According to the playoff chances tracked by Fangraphs.com, six teams — the Dodgers, Mets, Astros, Yankees, Braves and Cardinals — have at least a 95% chance to make the postseason. At this point last year — after each team had played at least 126 games — there were actually seven teams above the 95% mark. And that was with two fewer spots available.
Over the past five full seasons — not counting the shortened 2020 campaign — there have been an average of 5.2 teams with at least a 95% chance of making the playoffs at this point in the season. So this year hasn’t been much of a change, even with the postseason expanding to 12 teams.
It’s a similar story at the other end of the spectrum. Right now, 14 teams have postseason chances of below 5%. The average over the past five seasons? 14.4.
In other words, even under the new playoff system, the number of teams within striking distance isn’t significantly different than usual. Perhaps that’s because adding a third wild card in each league hasn’t really lowered the bar for making the postseason.
There was concern that teams at or near .500 would be able to qualify, but at least this year, it doesn’t look like that’s going to happen. The Toronto Blue Jays, currently on pace for 87 wins, hold the third wild card in the American League at the moment. In the National League, that spot belongs to the San Diego Padres, who are on pace for 88 victories.
Another way in which the new format was expected to change the regular season was by creating an interesting race for the top two seeds in each league, since they receive byes to the Division Series round.

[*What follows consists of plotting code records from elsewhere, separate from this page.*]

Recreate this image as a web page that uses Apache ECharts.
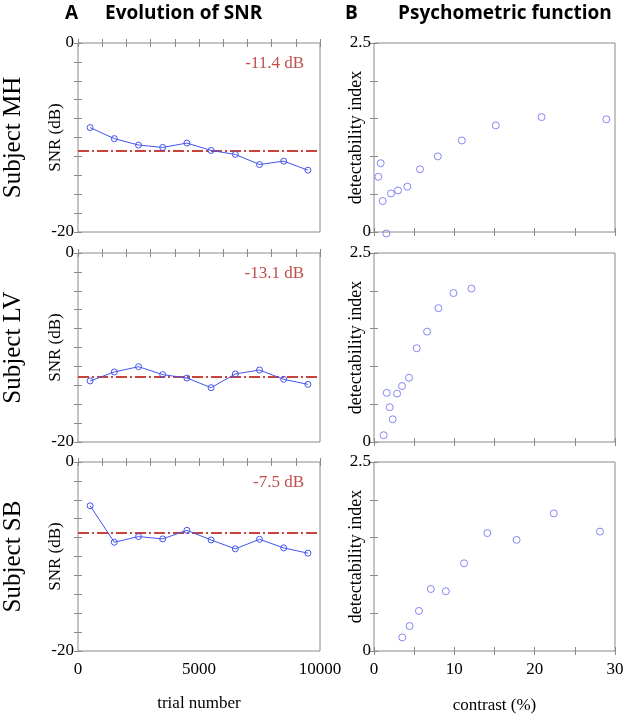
<!DOCTYPE html>
<html>
<head>
<meta charset="utf-8">
<script src="https://cdn.jsdelivr.net/npm/echarts@6/dist/echarts.min.js"></script>
<style>html,body{margin:0;padding:0;background:#fff}#c{width:630px;height:715px}</style>
</head>
<body>
<div id="c"></div>
<script>
// ---- data ----
const subjects = ['Subject MH', 'Subject LV', 'Subject SB'];
const trials = [500, 1500, 2500, 3500, 4500, 5500, 6500, 7500, 8500, 9500];
const snrMH = [-8.95, -10.12, -10.8, -11.05, -10.59, -11.37, -11.79, -12.86, -12.5, -13.46];
const snrLV = [-13.54, -12.59, -12.03, -12.87, -13.23, -14.25, -12.8, -12.38, -13.37, -13.9];
const snrSB = [-4.63, -8.49, -7.89, -8.14, -7.23, -8.25, -9.19, -8.18, -9.09, -9.65];
const thresholds = [-11.4, -13.1, -7.5];
const contrastMH = [0.54, 0.83, 1.08, 1.54, 2.12, 2.99, 4.15, 5.73, 7.94, 10.93, 15.16, 20.86, 28.92];
const dMH = [0.73, 0.91, 0.41, -0.02, 0.51, 0.55, 0.6, 0.83, 1.0, 1.21, 1.41, 1.52, 1.49];
const contrastLV = [1.2, 1.58, 1.95, 2.33, 2.87, 3.49, 4.36, 5.32, 6.61, 8.02, 9.89, 12.13];
const dLV = [0.09, 0.65, 0.46, 0.3, 0.64, 0.74, 0.85, 1.24, 1.46, 1.77, 1.97, 2.03];
const contrastSB = [3.52, 4.43, 5.59, 7.07, 8.94, 11.21, 14.11, 17.75, 22.38, 28.13];
const dSB = [0.18, 0.33, 0.53, 0.82, 0.79, 1.16, 1.56, 1.47, 1.82, 1.58];
const snrTickLabels = [0, -20];
const trialTickLabels = [0, 5000, 10000];
const dTickLabels = [0, 2.5];
const contrastTickLabels = [0, 10, 20, 30];
const panelTitles = ['A', 'Evolution of SNR', 'B', 'Psychometric function'];
const xNames = ['trial number', 'contrast (%)'];
const yNames = ['SNR (dB)', 'detectability index'];

const snrSeries = [snrMH, snrLV, snrSB];
const contrastSeries = [contrastMH, contrastLV, contrastSB];
const dSeries = [dMH, dLV, dSB];

// ---- layout ----
const rowTops = [43, 253, 462];
const rowH = 189;
const leftX = 78, leftW = 242;
const rightX = 374, rightW = 241;
const serif = 'Liberation Serif';
const axisGray = '#8a8a8a';
const blue = '#4455ee';
const pblue = '#6a6af2';
const red = '#c8433b';

const grids = [], xAxes = [], yAxes = [], series = [], titles = [], graphics = [];

function tickFmt(list) {
  return function (v) {
    for (const t of list) if (Math.abs(v - t) < 1e-9) return String(t);
    return '';
  };
}

for (let r = 0; r < 3; r++) {
  const bottom = r === 2;
  // left grid
  const gL = grids.length;
  grids.push({left: leftX, top: rowTops[r], width: leftW, height: rowH, show: true, borderColor: axisGray, borderWidth: 1, backgroundColor: 'transparent'});
  const xL = xAxes.length;
  xAxes.push({
    type: 'value', gridIndex: gL, min: 0, max: 10000, interval: 1000, position: 'bottom',
    axisLine: {show: false}, splitLine: {show: false},
    axisTick: {show: true, inside: true, length: 4, lineStyle: {color: axisGray}},
    axisLabel: {show: bottom, formatter: tickFmt(trialTickLabels), color: '#000', fontFamily: serif, fontSize: 17, margin: 10},
    name: bottom ? xNames[0] : '', nameLocation: 'middle', nameGap: 44, nameMoveOverlap: false,
    nameTextStyle: {color: '#000', fontFamily: serif, fontSize: 17}
  });
  xAxes.push({
    type: 'value', gridIndex: gL, min: 0, max: 10000, interval: 1000, position: 'top',
    axisLine: {show: false}, splitLine: {show: false}, axisLabel: {show: false},
    axisTick: {show: true, inside: true, length: 4, lineStyle: {color: axisGray}}
  });
  const yL = yAxes.length;
  yAxes.push({
    type: 'value', gridIndex: gL, min: -20, max: 0, interval: 2, position: 'left',
    axisLine: {show: false}, splitLine: {show: false},
    axisTick: {show: true, inside: true, length: 4, lineStyle: {color: axisGray}},
    axisLabel: {formatter: tickFmt(snrTickLabels), color: '#000', fontFamily: serif, fontSize: 17, margin: 4},
    name: yNames[0], nameLocation: 'middle', nameGap: 14, nameRotate: 90, nameMoveOverlap: false,
    nameTextStyle: {color: '#000', fontFamily: serif, fontSize: 17}
  });
  yAxes.push({
    type: 'value', gridIndex: gL, min: -20, max: 0, interval: 2, position: 'right',
    axisLine: {show: false}, splitLine: {show: false}, axisLabel: {show: false},
    axisTick: {show: true, inside: true, length: 4, lineStyle: {color: axisGray}}
  });
  series.push({
    type: 'line', xAxisIndex: xL, yAxisIndex: yL,
    data: trials.map((t, i) => [t, snrSeries[r][i]]),
    symbol: 'circle', symbolSize: 6,
    lineStyle: {color: blue, width: 1},
    itemStyle: {color: 'rgba(255,255,255,0)', borderColor: blue, borderWidth: 1},
    z: 3,
    markLine: {
      silent: true, symbol: 'none', label: {show: false},
      lineStyle: {color: red, width: 2, type: [11, 3, 2, 3], opacity: 1},
      data: [{yAxis: thresholds[r]}],
      z: 2
    }
  });
  titles.push({
    text: thresholds[r].toFixed(1) + ' dB',
    right: 630 - (leftX + leftW) + 11, top: rowTops[r] + 7,
    textStyle: {color: '#c0504d', fontFamily: serif, fontSize: 17, fontWeight: 'normal'}
  });
  graphics.push({
    type: 'text', x: 13, y: rowTops[r] + rowH / 2, rotation: Math.PI / 2,
    style: {text: subjects[r], fill: '#000', font: '25px "Liberation Serif"', textAlign: 'center', textVerticalAlign: 'middle'}
  });

  // right grid
  const gR = grids.length;
  grids.push({left: rightX, top: rowTops[r], width: rightW, height: rowH, show: true, borderColor: axisGray, borderWidth: 1, backgroundColor: 'transparent'});
  const xR = xAxes.length;
  xAxes.push({
    type: 'value', gridIndex: gR, min: 0, max: 30, interval: 5, position: 'bottom',
    axisLine: {show: false}, splitLine: {show: false},
    axisTick: {show: true, inside: true, length: 4, lineStyle: {color: axisGray}},
    axisLabel: {show: bottom, formatter: tickFmt(contrastTickLabels), color: '#000', fontFamily: serif, fontSize: 17, margin: 10},
    name: bottom ? xNames[1] : '', nameLocation: 'middle', nameGap: 46, nameMoveOverlap: false,
    nameTextStyle: {color: '#000', fontFamily: serif, fontSize: 17}
  });
  xAxes.push({
    type: 'value', gridIndex: gR, min: 0, max: 30, interval: 5, position: 'top',
    axisLine: {show: false}, splitLine: {show: false}, axisLabel: {show: false},
    axisTick: {show: true, inside: true, length: 4, lineStyle: {color: axisGray}}
  });
  const yR = yAxes.length;
  yAxes.push({
    type: 'value', gridIndex: gR, min: 0, max: 2.5, interval: 0.5, position: 'left',
    axisLine: {show: false}, splitLine: {show: false},
    axisTick: {show: true, inside: true, length: 4, lineStyle: {color: axisGray}},
    axisLabel: {formatter: tickFmt(dTickLabels), color: '#000', fontFamily: serif, fontSize: 17, margin: 3},
    name: yNames[1], nameLocation: 'middle', nameGap: 9, nameRotate: 90, nameMoveOverlap: false,
    nameTextStyle: {color: '#000', fontFamily: serif, fontSize: 18}
  });
  yAxes.push({
    type: 'value', gridIndex: gR, min: 0, max: 2.5, interval: 0.5, position: 'right',
    axisLine: {show: false}, splitLine: {show: false}, axisLabel: {show: false},
    axisTick: {show: true, inside: true, length: 4, lineStyle: {color: axisGray}}
  });
  series.push({
    type: 'scatter', xAxisIndex: xR, yAxisIndex: yR, clip: false,
    data: contrastSeries[r].map((c, i) => [c, dSeries[r][i]]),
    symbol: 'circle', symbolSize: 7,
    itemStyle: {color: 'rgba(255,255,255,0)', borderColor: pblue, borderWidth: 1}
  });
}

const titleStyle = {color: '#000', fontFamily: 'Open Sans', fontSize: 19, fontWeight: 'bold'};
titles.push({text: panelTitles[0], left: 60, top: -1, textStyle: titleStyle});
titles.push({text: panelTitles[1], left: 100, top: -1, textStyle: titleStyle});
titles.push({text: panelTitles[2], left: 340, top: -1, textStyle: titleStyle});
titles.push({text: panelTitles[3], left: 393, top: -1, textStyle: titleStyle});

const chart = echarts.init(document.getElementById('c'), null, {renderer: 'canvas'});
chart.setOption({
  animation: false,
  backgroundColor: '#fff',
  title: titles,
  grid: grids,
  xAxis: xAxes,
  yAxis: yAxes,
  series: series,
  graphic: graphics
});
</script>
</body>
</html>
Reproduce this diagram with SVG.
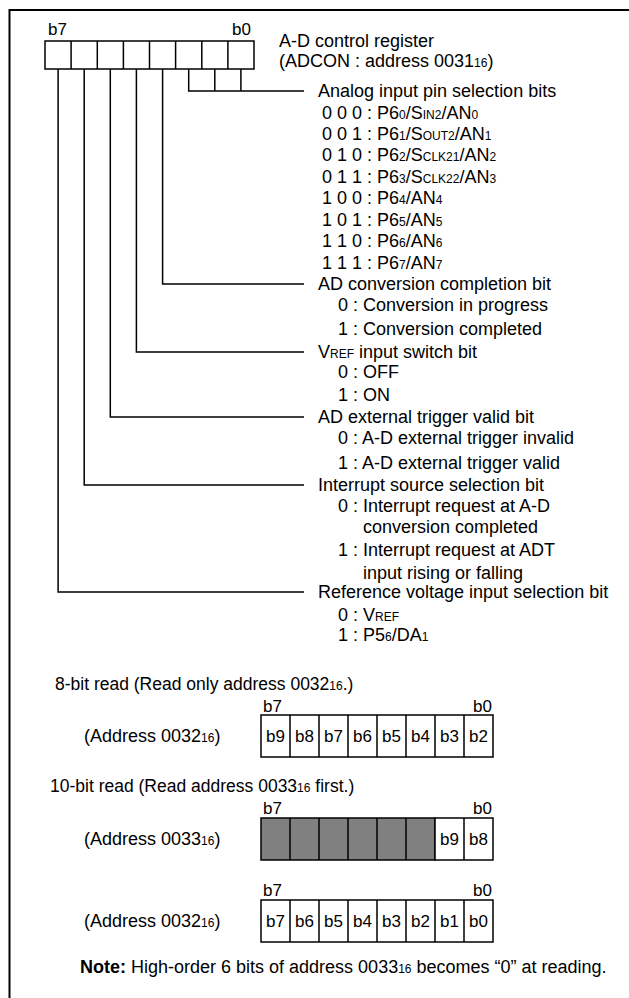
<svg xmlns="http://www.w3.org/2000/svg" width="629" height="998" viewBox="0 0 629 998">
<style>
text{font-family:"Liberation Sans",Arial,Helvetica,sans-serif;fill:#000}
.t{font-size:18px}
.h{font-size:17.5px}
.b{font-size:17px}
.c{font-size:17px;text-anchor:middle}
.s{font-size:12px}
.ln{fill:none;stroke:#000;stroke-width:1.5}
.bx{fill:#fff;stroke:#000;stroke-width:1.5}
.g{fill:#808080;stroke:#000;stroke-width:1.5}
</style>
<rect width="629" height="998" fill="#fff"/>
<path d="M9.5,998V10H629" fill="none" stroke="#000" stroke-width="2"/>

<g id="adcon-register">
<text class="b" x="48" y="35">b7</text>
<text class="b" x="232" y="35">b0</text>
<rect class="bx" x="45" y="41" width="209" height="28"/>
<path class="ln" d="M71.1,41V69M97.3,41V69M123.4,41V69M149.5,41V69M175.6,41V69M201.8,41V69M227.9,41V69"/>
<text class="t" x="279" y="46.5">A-D control register</text>
<text class="t" x="279" y="66.5">(ADCON : address 0031<tspan class="s">16</tspan>)</text>
</g>

<g id="connectors">
<path class="ln" d="M188.7,69V91H304M214.8,69V91M240.9,69V91"/>
<path class="ln" d="M162.6,69V284H304"/>
<path class="ln" d="M136.4,69V352H304"/>
<path class="ln" d="M110.3,69V417H304"/>
<path class="ln" d="M84.2,69V485H304"/>
<path class="ln" d="M58.1,69V592H304"/>
</g>

<g id="field-analog-input">
<text class="t" x="318" y="97">Analog input pin selection bits</text>
<text class="t" x="322" y="118.5">0 0 0 : P6<tspan class="s">0</tspan>/S<tspan class="s">IN2</tspan>/AN<tspan class="s">0</tspan></text>
<text class="t" x="322" y="140">0 0 1 : P6<tspan class="s">1</tspan>/S<tspan class="s">OUT2</tspan>/AN<tspan class="s">1</tspan></text>
<text class="t" x="322" y="161.3">0 1 0 : P6<tspan class="s">2</tspan>/S<tspan class="s">CLK21</tspan>/AN<tspan class="s">2</tspan></text>
<text class="t" x="322" y="182.8">0 1 1 : P6<tspan class="s">3</tspan>/S<tspan class="s">CLK22</tspan>/AN<tspan class="s">3</tspan></text>
<text class="t" x="322" y="204.2">1 0 0 : P6<tspan class="s">4</tspan>/AN<tspan class="s">4</tspan></text>
<text class="t" x="322" y="225.6">1 0 1 : P6<tspan class="s">5</tspan>/AN<tspan class="s">5</tspan></text>
<text class="t" x="322" y="247.1">1 1 0 : P6<tspan class="s">6</tspan>/AN<tspan class="s">6</tspan></text>
<text class="t" x="322" y="268.5">1 1 1 : P6<tspan class="s">7</tspan>/AN<tspan class="s">7</tspan></text>
</g>

<g id="field-ad-completion">
<text class="t" x="318" y="290">AD conversion completion bit</text>
<text class="t" x="338" y="311">0 : Conversion in progress</text>
<text class="t" x="338" y="334.5">1 : Conversion completed</text>
</g>

<g id="field-vref-switch">
<text class="t" x="318" y="357.5">V<tspan class="s">REF</tspan> input switch bit</text>
<text class="t" x="338" y="378">0 : OFF</text>
<text class="t" x="338" y="401">1 : ON</text>
</g>

<g id="field-ext-trigger">
<text class="t" x="318" y="423">AD external trigger valid bit</text>
<text class="t" x="338" y="443.5">0 : A-D external trigger invalid</text>
<text class="t" x="338" y="469">1 : A-D external trigger valid</text>
</g>

<g id="field-interrupt-source">
<text class="t" x="318" y="491">Interrupt source selection bit</text>
<text class="t" x="338" y="512">0 : Interrupt request at A-D</text>
<text class="t" x="363" y="533">conversion completed</text>
<text class="t" x="338" y="555.5">1 : Interrupt request at ADT</text>
<text class="t" x="363" y="579">input rising or falling</text>
</g>

<g id="field-reference-voltage">
<text class="t" x="318" y="598">Reference voltage input selection bit</text>
<text class="t" x="338" y="621">0 : V<tspan class="s">REF</tspan></text>
<text class="t" x="338" y="641">1 : P5<tspan class="s">6</tspan>/DA<tspan class="s">1</tspan></text>
</g>

<g id="read-8bit">
<text class="h" x="55" y="690">8-bit read (Read only address 0032<tspan class="s">16</tspan>.)</text>
<text class="b" x="263" y="712">b7</text>
<text class="b" x="473" y="712">b0</text>
<text class="t" x="84" y="742">(Address 0032<tspan class="s">16</tspan>)</text>
<rect class="bx" x="261" y="715" width="232" height="42"/>
<path class="ln" d="M290,715V757M319,715V757M348,715V757M377,715V757M406,715V757M435,715V757M464,715V757"/>
<text class="c" x="275.5" y="742">b9</text>
<text class="c" x="304.5" y="742">b8</text>
<text class="c" x="333.5" y="742">b7</text>
<text class="c" x="362.5" y="742">b6</text>
<text class="c" x="391.5" y="742">b5</text>
<text class="c" x="420.5" y="742">b4</text>
<text class="c" x="449.5" y="742">b3</text>
<text class="c" x="478.5" y="742">b2</text>
</g>

<g id="read-10bit-high">
<text class="h" x="50" y="792">10-bit read (Read address 0033<tspan class="s">16</tspan> first.)</text>
<text class="b" x="263" y="814">b7</text>
<text class="b" x="473" y="814">b0</text>
<text class="t" x="84" y="845">(Address 0033<tspan class="s">16</tspan>)</text>
<rect class="g" x="261" y="818" width="174" height="42"/>
<rect class="bx" x="435" y="818" width="58" height="42"/>
<path class="ln" d="M290,818V860M319,818V860M348,818V860M377,818V860M406,818V860M464,818V860"/>
<text class="c" x="449.5" y="845">b9</text>
<text class="c" x="478.5" y="845">b8</text>
</g>

<g id="read-10bit-low">
<text class="b" x="263" y="896">b7</text>
<text class="b" x="473" y="896">b0</text>
<text class="t" x="84" y="927">(Address 0032<tspan class="s">16</tspan>)</text>
<rect class="bx" x="261" y="900" width="232" height="42"/>
<path class="ln" d="M290,900V942M319,900V942M348,900V942M377,900V942M406,900V942M435,900V942M464,900V942"/>
<text class="c" x="275.5" y="927">b7</text>
<text class="c" x="304.5" y="927">b6</text>
<text class="c" x="333.5" y="927">b5</text>
<text class="c" x="362.5" y="927">b4</text>
<text class="c" x="391.5" y="927">b3</text>
<text class="c" x="420.5" y="927">b2</text>
<text class="c" x="449.5" y="927">b1</text>
<text class="c" x="478.5" y="927">b0</text>
</g>

<g id="note">
<text class="t" x="80" y="973"><tspan font-weight="bold">Note:</tspan> High-order 6 bits of address 0033<tspan class="s">16</tspan> becomes “0” at reading.</text>
</g>
</svg>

That’s shaping up to be an anticlimactic pursuit in the AL, where the Astros and Yankees have separated themselves from everyone else.
In the NL, however, the NL East champion is likely to be the No. 2 seed, meaning that race — the Mets lead the Braves by three games — could be quite suspenseful.
TALE OF TWO SEASONS
Josh Hader is still tied for the NL lead with 29 saves, but his season has fallen apart of late.
Hader did not allow a run through his first 19 appearances, and after a scoreless inning at Pittsburgh on July 3, he had a 1.05 ERA in 27 outings. Since then, he’s allowed 25 runs in 13 innings, and his ERA for the season is up to 6.52. The Padres, who acquired him in a recent trade with Milwaukee, have given him a break from the closer role.
If there had been a third wild card in each league last year, which teams would have qualified?
LINE OF THE WEEK
Justin Verlander threw six no-hit innings and struck out 10 before being lifted in Houston’s 4-2 victory over Minnesota on Tuesday night. Verlander was pulled because he’d thrown 91 pitches.
An honorable mention to Seattle’s George Kirby, who set a major league record with 24 consecutive strikes to begin Wednesday’s game against Washington. He did not throw a ball until the third inning, although the Nationals hit enough of those strikes to score an early run on Kirby.
COMEBACK OF THE WEEK
Charm City’s team has lived a charmed life at times this year. The Baltimore Orioles have played their way into contention after dropping 110 games in 2021. Their most dramatic victory may have come Thursday night.
Down by a run with two outs in the ninth and nobody on, rookie Kyle Stowers homered to tie the score against the White Sox. It was his first career home run — and it was made possible by an error earlier in his at-bat when he hit a foul fly that wasn’t caught.
The Orioles won the game 4-3 in 11 innings.
The Blue Jays (91-71) and Reds (83-79).